Will a gritty reboot of Breakfast at Tiffany’s be coming soon to your favorite streamer?
LVMH has started 22 Montaigne Entertainment, a division that will develop television and film ideas for its stable of 75 brands.
In conjunction with brand content consultancy Superconnector Studios, the new LVMH entity will try to find the right match between LVMH’s brands and entertainment creators, producers, and distributors. The luxury behemoth may co-develop, coproduce, and co-finance certain properties.
22 Montaigne Entertainment will be overseen by a committee of LVMH executives, including Antoine Arnault, the head of LVMH Image and Environment (and son of LVMH’s founder Bernard), and Anish Melwani, chairman of LVMH North America.
The division will be modeled after Nike’s Waffle Iron Entertainment, which develops sports-oriented programming for the sneaker brand, Melwani told Deadline.
“This isn’t LVMH coming to Hollywood with a big checkbook to say, ‘We’re going to go make movies,’” he said. “That’s not the intention. What we are really bringing is access to our IP, a place for great storytellers interested in that level of authenticity. LVMH is a very strange organization compared to any other organization I’ve ever worked with, in the sense that our maisons compete with each other, and we work very hard to keep their identities independent. and we give them a lot of autonomy.”
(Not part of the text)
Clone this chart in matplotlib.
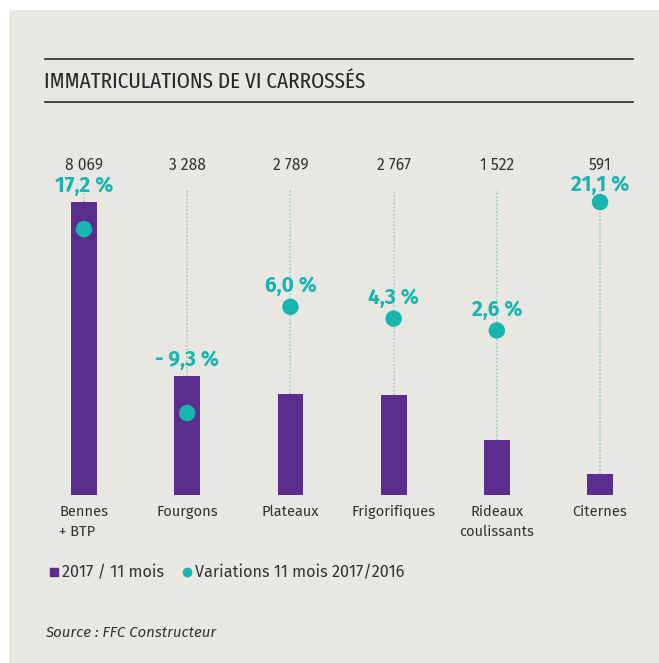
import matplotlib.pyplot as plt
from matplotlib.lines import Line2D
from matplotlib.patches import Rectangle

categories = ['Bennes\n+ BTP', 'Fourgons', 'Plateaux', 'Frigorifiques',
              'Rideaux\ncoulissants', 'Citernes']
volumes = [8069, 3288, 2789, 2767, 1522, 591]
variations = [17.2, -9.3, 6.0, 4.3, 2.6, 21.1]

PURPLE = '#5b2d8e'
TEAL = '#17b5b0'
DOTLINE = '#9fd0c9'
BG = '#e8e7e1'
DARK = '#333333'

W, H = 659, 663
fig = plt.figure(figsize=(W / 100, H / 100), dpi=100)
fig.patch.set_facecolor('white')
fig.patches.append(Rectangle((9 / W, 0), 650 / W, 653 / H, transform=fig.transFigure,
                             facecolor=BG, edgecolor='none', zorder=-10))

def fx(px):
    return px / W

def fy(py):
    return 1 - py / H

# axes: bottom at 495 px, top at 150 px, left 30 px, right 650 px
ax = fig.add_axes([fx(30), fy(495), fx(620), 345 / H])
ax.set_facecolor('none')
ax2 = ax.twinx()

x = list(range(len(categories)))
ax.set_xlim(-0.523, 5.484)
ax.set_ylim(0, 345 / 0.03631)
ax2.set_ylim(-(495 - 348.5) / 6.94, (348.5 - 150) / 6.94)

for a in (ax, ax2):
    a.axis('off')

# dotted guide lines from label row down to bar top
line_top = (495 - 190) / 0.03631
ax.vlines(x, volumes, line_top, colors=DOTLINE, linestyles=(0, (1, 1.2)),
          linewidth=1.2, zorder=1)

ax.bar(x, volumes, width=0.25, color=PURPLE, zorder=2)
ax2.scatter(x, variations, s=140, color=TEAL, zorder=3, edgecolors='none')

label_font = ['Fira Sans', 'Lato', 'DejaVu Sans']
title_font = ['Fira Sans Extra Condensed', 'Fira Sans Condensed', 'DejaVu Sans']

# volume labels
for xi, v in zip(x, volumes):
    txt = f'{v:,}'.replace(',', '\u00a0')
    ax.text(xi, (495 - 165) / 0.03631, txt, ha='center', va='center',
            fontsize=11.2, color=DARK, family=label_font)

# variation labels above whichever is higher: bar top or dot,
# but never higher than the row just under the volume labels
for xi, v, p in zip(x, volumes, variations):
    bx, bar_y = ax.transData.transform((xi, v))
    dot_y = ax2.transData.transform((xi, p))[1]
    txt = f'{p:.1f} %'.replace('.', ',').replace('-', '- ')
    if bar_y > dot_y:
        ly = bar_y + 16
    else:
        ly = dot_y + 21
    ly = min(ly, H - 185)
    ax2.annotate(txt, (xi, p), xytext=(bx, ly), textcoords='figure pixels',
                 ha='center', va='center', fontsize=15, fontweight='bold',
                 color=TEAL, family=label_font, zorder=4)

# category labels
for xi, c in zip(x, categories):
    ax.text(xi, -(505 - 495) / 0.03631, c, ha='center', va='top',
            fontsize=10.5, color=DARK, family=label_font,
            multialignment='left' if xi == 0 else 'center', linespacing=1.45)

# title with rules
fig.add_artist(Line2D([fx(45), fx(633)], [fy(59), fy(59)], color='#2a2a2a', lw=1.2))
fig.add_artist(Line2D([fx(45), fx(633)], [fy(102), fy(102)], color='#2a2a2a', lw=1.2))
fig.text(fx(44), fy(82), 'IMMATRICULATIONS DE VI CARROSSÉS', ha='left', va='center',
         fontsize=16.5, color='#2a2a2a', family=title_font)

# legend
handles = [Line2D([], [], marker='s', color=PURPLE, linestyle='none', markersize=6),
           Line2D([], [], marker='o', color=TEAL, linestyle='none', markersize=6)]
fig.legend(handles, ['2017 / 11 mois', 'Variations 11 mois 2017/2016'],
           loc='center left', bbox_to_anchor=(fx(31), fy(573)), ncol=2,
           frameon=False, handletextpad=0.0, columnspacing=0.9, handlelength=1.0,
           prop={'family': label_font, 'size': 11.7}, labelcolor=DARK)

fig.text(fx(45), fy(633), 'Source : FFC Constructeur', ha='left', va='center',
         fontsize=10.8, style='italic', color=DARK, family=label_font)

fig.savefig('out.png', dpi=100, facecolor=fig.get_facecolor())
Melwani said 22 Montaigne—named after the Paris address of LVMH’s headquarters—will serve as an “organizing vehicle” to funnel projects to its brands. So if, for example, producers want to get ahold of someone from Tiffany, they’ll know who to reach out to.
“All the creative decisions, even the decision to participate or not, will stay with our maisons because we incentivize them and we structure it so that they are the keepers of their maison’s DNA and heritage and IP,” he said in the Deadline article.
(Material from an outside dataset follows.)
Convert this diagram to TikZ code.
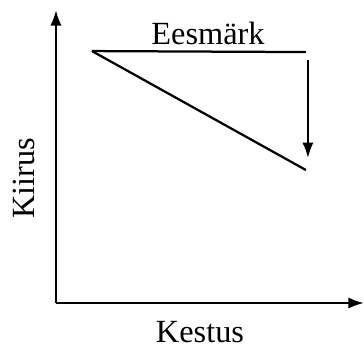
\documentclass[tikz,border=0pt]{standalone}
\usepackage{fontspec}
\setmainfont{Liberation Serif}
\usetikzlibrary{arrows.meta}
\tikzset{
	axis/.style={line width=1.6pt, -{Latex[length=11pt,width=8pt]}},
	plan/.style={line width=1.6pt},
	label/.style={font=\fontsize{23}{25}\selectfont, inner sep=0pt}
}

\begin{document}
\begin{tikzpicture}[scale=0.025]
			\useasboundingbox (0,0) rectangle (364,349);
			\coordinate (o) at (56,46);
			\coordinate (ytop) at (56,339);
			\coordinate (xend) at (364,46);
			\coordinate (start) at (92,298);
			\coordinate (goal) at (306,297);
			\coordinate (actual) at (306,179);
			\coordinate (drop) at (308,289);
			\coordinate (dropend) at (308,191);
			\draw [axis] (o) -- (ytop);
			\draw [axis] (o) -- (xend);
			\draw [plan] (start) -- (goal);
			\draw [plan] (start) -- (actual);
			\draw [axis] (drop) -- (dropend);
			\node[label] (target) at (208,316) {Eesmärk};
			\node[label, rotate=90] (speed) at (24,171) {Kiirus};
			\node[label] (duration) at (200,17) {Kestus};
	\end{tikzpicture}
\end{document}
A statement from LVMH cited the Inside the Dream docuseries, which featured segments on LVMH brands Dior and Bulgari, as a possible type of project for 22 Montaigne.
“I’m actually not sure we are the best ones to judge what the best yarns are, because we love our brands,” Melwani told Deadline. “If I brought you to one of our maisons and you sat for an hour with the CEO, or even better the archivist—because most of our brands have an archivist—forget an hour, you’d spend a whole day, and they’ll tell you a million stories.”